In just a few short years, the Memphis hard-rock/proto-punk trio the Dirty Streets has risen from virtual unknown-status to that of one of the city's more popular local bands.
But according to the group's singer/guitarist Justin Toland, it wasn't exactly an easy climb to the top.
"In the beginning, we had a hard time booking shows because we couldn't figure out who to play with," he says. "Our choices were either punk bands or more riff-oriented bands."
These days, however, the group has no such trouble finding work.
"Now there is a lot more support for the thing we're doing," Toland says.
The Dirty Streets formed in 2006, around the core of Toland and bassist Thomas Storz, who had bonded musically while playing together as a local band called Foodstamps. After struggling for over a year to find a permanent drummer, Storz and Toland finally made the acquaintance of drummer (and, as luck would have it, Storz's new neighbor) Andrew Denham, thus solidifying the group's line-up.
"If it weren't for the Las Vegas license plate in the driveway and the sound of muddled drums [coming from the house], we would have never met," Storz says.
The newly formed trio forged a unique sound, equally reverent to punk predecessors like the MC5, hard rockers like Led Zeppelin and Grand Funk Railroad, and classic soul/R&B artists like James Brown and Sly & the Family Stone.
"I don't know if I could describe our sound, really," Toland says. "We didn't have any definite direction when we started except that we all appreciated older styles of music and recording."
After gigging around town for a while, the Dirty Streets began to pick up steam in 2009 with the release of the group's impressive debut full-length album, Portrait of a Man. Later that same year, the band also got tapped to support local roots-punk heroes Lucero on a sizable portion of U.S. tour dates.

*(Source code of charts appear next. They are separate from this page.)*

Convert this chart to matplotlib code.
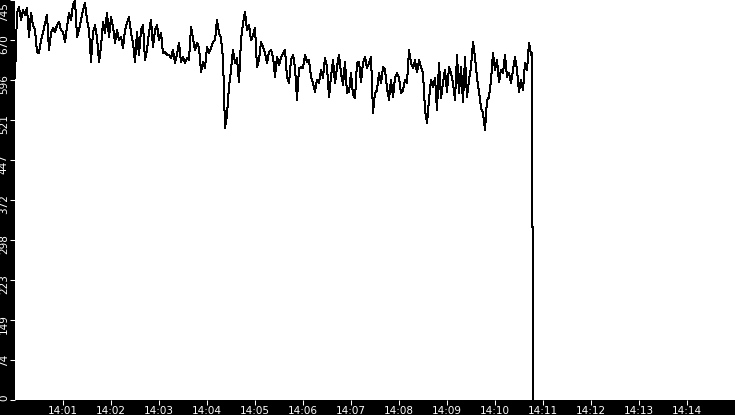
import numpy as np
import matplotlib
matplotlib.use("Agg")
import matplotlib.pyplot as plt
import matplotlib.dates as mdates
import matplotlib.transforms as mtransforms

# valores, una muestra cada 2.5 s desde las 14:00:00
step_s = 2.5
values = [
    600, 721, 732, 708, 726, 717, 730, 676, 721, 698,
    689, 648, 646, 670, 684, 702, 717, 652, 684, 693,
    685, 698, 704, 689, 685, 667, 695, 721, 708, 736,
    745, 676, 689, 708, 726, 739, 708, 689, 630, 684,
    698, 676, 630, 657, 704, 684, 721, 676, 713, 695,
    665, 689, 670, 676, 656, 689, 702, 713, 684, 665,
    630, 685, 643, 689, 698, 633,
    652, 685, 708, 657, 689, 698, 670, 684, 646, 648,
    643, 643, 637, 652, 628, 643, 665, 630, 639, 628,
    637, 633, 695, 674, 652, 665, 657, 611, 630, 618,
    657, 646, 656, 667, 670, 708, 684, 674, 637, 507,
    531, 583, 615, 652, 628, 637, 592, 670, 702, 723,
    689, 698, 670, 680, 693, 620, 633, 667, 657, 646,
    628, 648, 652, 639, 602,
    639, 624, 637, 646, 652, 602, 590, 633, 643, 620,
    559, 618, 620, 618, 643, 630, 633, 602, 590, 574,
    596, 590, 615, 600, 637, 620, 564, 602, 633, 590,
    620, 643, 609, 587, 630, 572, 574, 609, 568, 562,
    628, 630, 592, 628, 639, 618, 628, 639, 535, 572,
    577, 609, 590, 620, 615, 581, 559, 596, 564, 600,
    609, 600, 572, 577, 596,
    590, 652, 628, 618, 633, 611, 633, 620, 609, 540,
    516, 559, 596, 583, 600, 540, 628, 562, 592, 615,
    574, 620, 609, 590, 559, 643, 572, 620, 555, 639,
    564, 596, 620, 667, 639, 600, 574, 544, 535, 503,
    559, 564, 596, 646, 615, 633, 592, 615, 609, 643,
    602, 609, 590, 615, 639, 615, 574, 596, 577, 628,
    615, 665, 643,
]
# caida final a cero
tail_s = [646.6, 646.7, 647.9, 648.0]
tail_values = [646, 322, 322, 0]

y_max = 745
y_ticks = np.linspace(0, y_max, 11)
y_labels = [str(int(v)) for v in y_ticks]
x_tick_minutes = list(range(1, 15))

#%%
start = np.datetime64("2000-01-01T14:00:00")
secs = np.concatenate([np.arange(len(values)) * step_s, tail_s])
times = start + (secs * 1000).astype("timedelta64[ms]")
vals = np.array(values + tail_values)

fig = plt.figure(figsize=(7.35, 4.15), dpi=100, facecolor="black")
ax = fig.add_axes([15 / 735, 15 / 415, 720 / 735, 400 / 415])
ax.set_facecolor("white")
ax.plot(times.astype("datetime64[ms]").astype(object), vals, color="black",
        lw=0.72, antialiased=False)

ax.set_xlim(start.astype(object), (start + np.timedelta64(15, "m")).astype(object))
ax.set_ylim(0, y_max)

xt = [(start + np.timedelta64(m, "m")).astype(object) for m in x_tick_minutes]
ax.set_xticks(xt)
ax.xaxis.set_major_formatter(mdates.DateFormatter("%H:%M"))
ax.set_yticks(y_ticks)
ax.set_yticklabels(y_labels)

for s in ax.spines.values():
    s.set_visible(False)

ax.tick_params(axis="both", direction="out", length=3.6, width=0.75,
               color="white", labelcolor="white", labelsize=7.5)
ax.tick_params(axis="x", pad=0.5)
ax.tick_params(axis="y", pad=0.8)

labs = ax.get_yticklabels()
for i, lab in enumerate(labs):
    lab.set_rotation(90)
    lab.set_va("top")
    dy = 6 if i < len(labs) - 1 else -2
    off = mtransforms.ScaledTranslation(0, dy / 100, fig.dpi_scale_trans)
    lab.set_transform(lab.get_transform() + off)

fig.savefig("out.png", dpi=100, facecolor="black")
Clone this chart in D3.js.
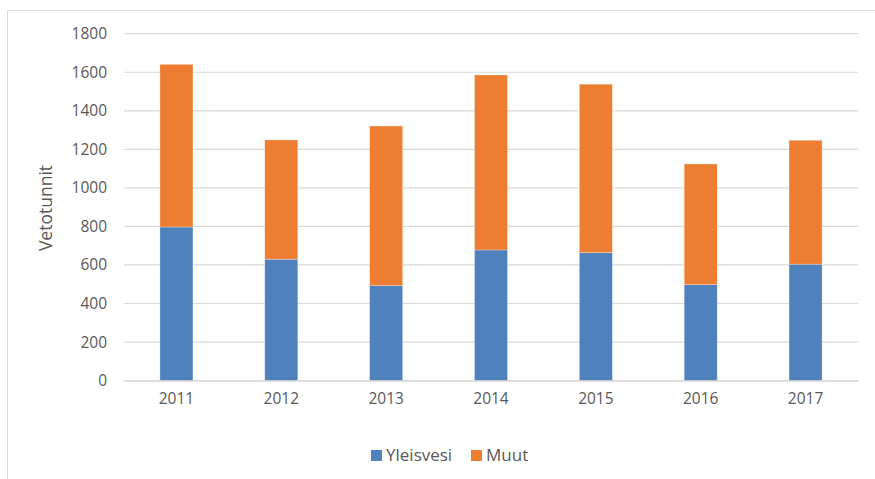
<!DOCTYPE html>
<html>
<head>
<meta charset="utf-8">
<script src="https://cdn.jsdelivr.net/npm/d3@7"></script>
<style>
  body { margin: 0; background: #fff; }
  text { font-family: "Open Sans", sans-serif; fill: #595959; }
</style>
</head>
<body>
<svg></svg>
<script>
const years = ['2011', '2012', '2013', '2014', '2015', '2016', '2017'];
const yleisvesi = [797, 630, 493, 678, 664, 498, 604];
const muut = [844, 619, 828, 908, 874, 626, 643];
const yTicks = [0, 200, 400, 600, 800, 1000, 1200, 1400, 1600, 1800];
const seriesNames = ['Yleisvesi', 'Muut'];
const colors = ['#4f81bd', '#ed7d31'];

const width = 875;
const height = 479;
const plotLeft = 124, plotRight = 858, plotTop = 33.7, plotBottom = 380.6;

const svg = d3.select('svg').attr('width', width).attr('height', height);

// chart frame (clipped at right/bottom like the source)
svg.append('rect')
  .attr('x', 7.5).attr('y', 10.5)
  .attr('width', 900).attr('height', 500)
  .attr('fill', 'none').attr('stroke', '#d9d9d9');

const xScale = d3.scaleBand().domain(years).range([plotLeft, plotRight])
  .paddingInner(0.685).paddingOuter(0.3425);
const yScale = d3.scaleLinear().domain([0, 1800]).range([plotBottom, plotTop]);

// gridlines
svg.append('g')
  .selectAll('line')
  .data(yTicks)
  .enter()
  .append('line')
  .attr('x1', plotLeft).attr('x2', plotRight)
  .attr('y1', d => yScale(d)).attr('y2', d => yScale(d))
  .attr('stroke', '#d9d9d9').attr('stroke-width', 1.2);

const yAxis = svg.append('g')
  .attr('transform', 'translate(' + plotLeft + ',0)')
  .call(d3.axisLeft(yScale).tickValues(yTicks).tickFormat(d3.format('d')).tickSize(0).tickPadding(17));
yAxis.select('.domain').remove();
yAxis.selectAll('text').style('font-size', '15.5px').attr('fill', '#595959');

const stackData = years.map((y, i) => ({year: y, Yleisvesi: yleisvesi[i], Muut: muut[i]}));
const stacked = d3.stack().keys(seriesNames)(stackData);

svg.selectAll('.series')
  .data(stacked)
  .enter()
  .append('g')
  .attr('class', 'series')
  .attr('fill', (d, i) => colors[i])
  .selectAll('rect')
  .data(d => d)
  .enter()
  .append('rect')
  .attr('x', d => xScale(d.data.year))
  .attr('y', d => yScale(d[1]))
  .attr('width', xScale.bandwidth())
  .attr('height', d => yScale(d[0]) - yScale(d[1]))
  .attr('stroke', '#ffffff').attr('stroke-opacity', 0.35).attr('stroke-width', 0.8);

const xAxis = svg.append('g')
  .attr('transform', 'translate(0,' + plotBottom + ')')
  .call(d3.axisBottom(xScale).tickSize(0).tickPadding(12));
xAxis.select('.domain').attr('stroke', '#d9d9d9').attr('stroke-width', 1.2);
xAxis.selectAll('text').style('font-size', '15.5px').attr('fill', '#595959');

svg.append('text')
  .attr('transform', 'translate(52,208) rotate(-90)')
  .attr('text-anchor', 'middle')
  .style('font-size', '17.5px')
  .text('Vetotunnit');

// legend
const legendX = [371, 471];
const legend = svg.selectAll('.legend')
  .data(seriesNames)
  .enter()
  .append('g')
  .attr('class', 'legend')
  .attr('transform', (d, i) => 'translate(' + legendX[i] + ',450)');
legend.append('rect')
  .attr('width', 11).attr('height', 11)
  .attr('fill', (d, i) => colors[i]);
legend.append('text')
  .attr('x', 15).attr('y', 11)
  .style('font-size', '17px')
  .text(d => d);
</script>
</body>
</html>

"The Lucero tour was great — those guys were really good to us," Toland says.
Almost immediately after finishing Portrait of a Man, the group began working on new material and experimenting even further with musical styles.
"We have become more diverse in how we play," Toland says. "We used to be loud all the time. In the beginning, we just wanted to focus on the live show and how we could perform the songs. We wanted to come out and get people's attention. Now the focus is more on the songs."
The Dirty Streets' increased dedication to songwriting is on full display on the band's latest album, Movements, which comes out locally this weekend. Recorded by the well-respected local producer/engineer/musician Doug Easley, the album finds the band venturing into some familiar territory — heavy riffs, pounding, John Bonham-esque drums, and screeching vocals — while also exploring some new territory with more complex arrangements, increased production values, and even acoustic guitars.
"This is our second record. So we felt it was sort of a movement into a new era for us," Toland says. "The record itself has a lot of movement as far as dynamics and concepts. The song 'Movements' is about moving from one set of ideals into new ones. An awakening to a new light and understanding."
Movements will be available in digital formats (CD, download) starting this Friday, when the band will stage a release show at the Hi-Tone. But the group also plans to do a vinyl pressing of the record that will be available later this year.
"I'm very happy with [the album]. I feel like it's the best we can do at this point. In that way, I feel very satisfied," Toland says.